19. "The Fishy Time Machine"
20. "Transistorized Shark"
21. "The $6.95 Bionic Shark" (a takeoff of The Six Million Dollar Man)
22. "Moulin Rogues"
23. "Holiday in Venice"
24. "Shark and the Beanstalk" (a parody of Jack and the Beanstalk)
25. "The Aquanuts"
26. "Cannery Caper"
27. "Fish Anonymous"
28. "Maguiness Book of Records" (a takeoff of the Guinness Book of World Records)
29. "Cool Shark"
30. "Deep Sea Rodeo"
31. "Mama"
32. "Easy Come Easy Go"
33. "No Man's Halibut"
34. "Sweat Hog Shark" (a reference to Welcome Back, Kotter)

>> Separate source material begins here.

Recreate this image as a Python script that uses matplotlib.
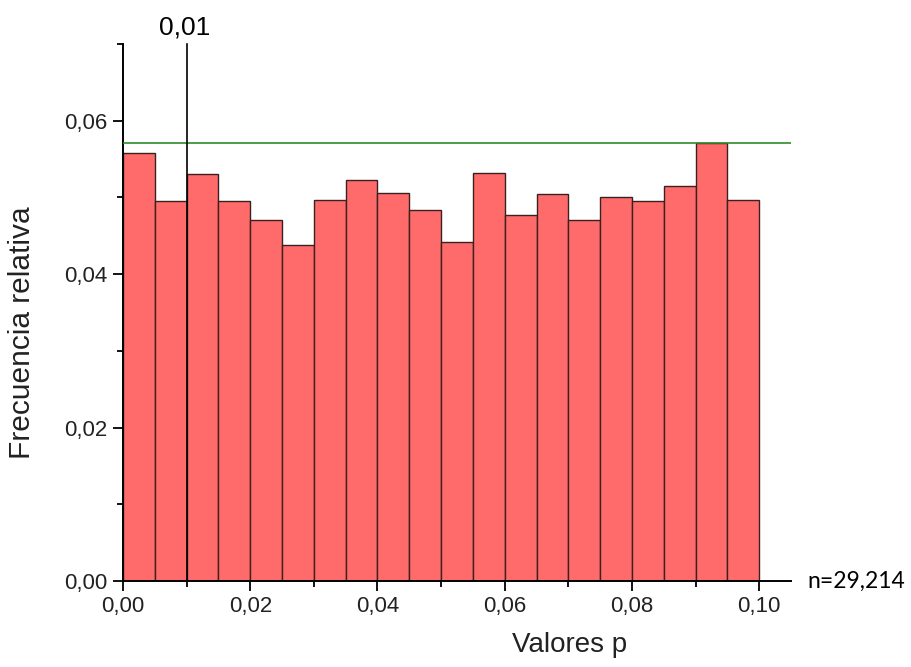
import matplotlib
matplotlib.use("Agg")
import matplotlib.pyplot as plt
from matplotlib.ticker import FuncFormatter, MultipleLocator

plt.rcParams['font.family'] = ['Liberation Sans', 'DejaVu Sans']

# bin edges start at 0, each bin is 0.005 wide
bin_width = 0.005
bin_starts = [i * bin_width for i in range(20)]
rel_freq = [0.0558, 0.0495, 0.0530, 0.0495, 0.0471, 0.0438, 0.0497, 0.0523,
            0.0506, 0.0484, 0.0442, 0.0532, 0.0477, 0.0504, 0.0471, 0.0501,
            0.0495, 0.0515, 0.0571, 0.0497]
max_line = 0.0571
cutoff = 0.01
n_label = "n=29,214"

fig = plt.figure(figsize=(9.12, 6.67), dpi=100)
ax = fig.add_axes([0.1349, 0.129, 0.7324, 0.805])

ax.bar(bin_starts, rel_freq, width=bin_width, align='edge',
       color='#ff6b6b', edgecolor='#3a2020', linewidth=1.0, zorder=2)
ax.axhline(max_line, color='#2e8b2e', linewidth=1.2, zorder=3)
ax.plot([cutoff, cutoff], [0, 0.07], color='black', linewidth=1.2,
        clip_on=False, zorder=4)
ax.text(cutoff - 0.0003, 0.0713, "0,01", ha='center', va='baseline', fontsize=19)

ax.set_xlim(0, 0.105)
ax.set_ylim(0, 0.07)

comma = FuncFormatter(lambda v, p: ("%.2f" % v).replace('.', ','))
ax.xaxis.set_major_locator(MultipleLocator(0.02))
ax.xaxis.set_minor_locator(MultipleLocator(0.01))
ax.yaxis.set_major_locator(MultipleLocator(0.02))
ax.yaxis.set_minor_locator(MultipleLocator(0.01))
ax.xaxis.set_major_formatter(comma)
ax.yaxis.set_major_formatter(comma)

for s in ['top', 'right']:
    ax.spines[s].set_visible(False)
for s in ['left', 'bottom']:
    ax.spines[s].set_linewidth(1.4)

ax.tick_params(which='major', direction='out', length=7, width=1.3,
               labelsize=16, pad=4, labelcolor='#222222')
ax.tick_params(which='minor', direction='out', length=4, width=1.3)

ax.set_xlabel("Valores p", fontsize=20, color='#222222')
ax.set_ylabel("Frecuencia relativa", fontsize=21.5, color='#222222')
ax.xaxis.set_label_coords(0.669, -0.095)
ax.yaxis.set_label_coords(-0.131, 0.462)

ax.text(0.1075, 0.0, n_label, ha='left', va='center', fontsize=16.5,
        family=['Lato', 'DejaVu Sans'])

fig.savefig("out.png", dpi=100)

Episodes 2, 3, 5, 13, 21, 22, and 26 were pulled from NBC's 1977-1978 reruns of the show.

==Production notes==

- Misterjaw is the fifth and final cartoon series to appear in the MGM Television distribution package.
- Misterjaw was one of two cartoon sharks created as a cash-in on the Jaws craze (the other being the Hanna-Barbera-created Jabberjaw).
- As of July 2005, Misterjaw has regularly been seen on Cartoon Network's Boomerang in the United States (along with The Pink Panther Show and other DePatie-Freleng cartoons). As of 2006, all the Misterjaw episodes have been aired. Three of the cartoons shown on Boomerang have been edited (some scenes from Beach Resort, Monster of the Deep, and the ending of Holiday in Venice were removed).
- The show was also known as Mr. Jaws and Catfish.
- In the entry Little Red Riding Halibut, Misterjaw quips "Verrry interesting..." after looking in a picnic basket that Harry Halibut left behind which was booby-trapped with mousetraps. This catchphrase was first uttered by Arte Johnson (who voiced Misterjaw) on Rowan & Martin's Laugh-In.
- Misterjaw was featured on South African television in the 1980s as a morning cartoon called "Grootbek en Katvis" and was dubbed into Afrikaans.

==Home video==
===VHS===
Misterjaw Cartoon Festival Featuring Monster of the Deep was released for VHS on 1987 as part of the "Viddy-Oh for Kids". It contains the first five episodes of the series.

===DVD / Blu-ray===
The complete series was digitally remastered, issued on its own two-disc Blu-Ray/DVD collection (the first 17 shorts on disc 1 and the last 17 shorts on disc 2) by Kino Lorber (under license from MGM). It was released on April 24, 2018.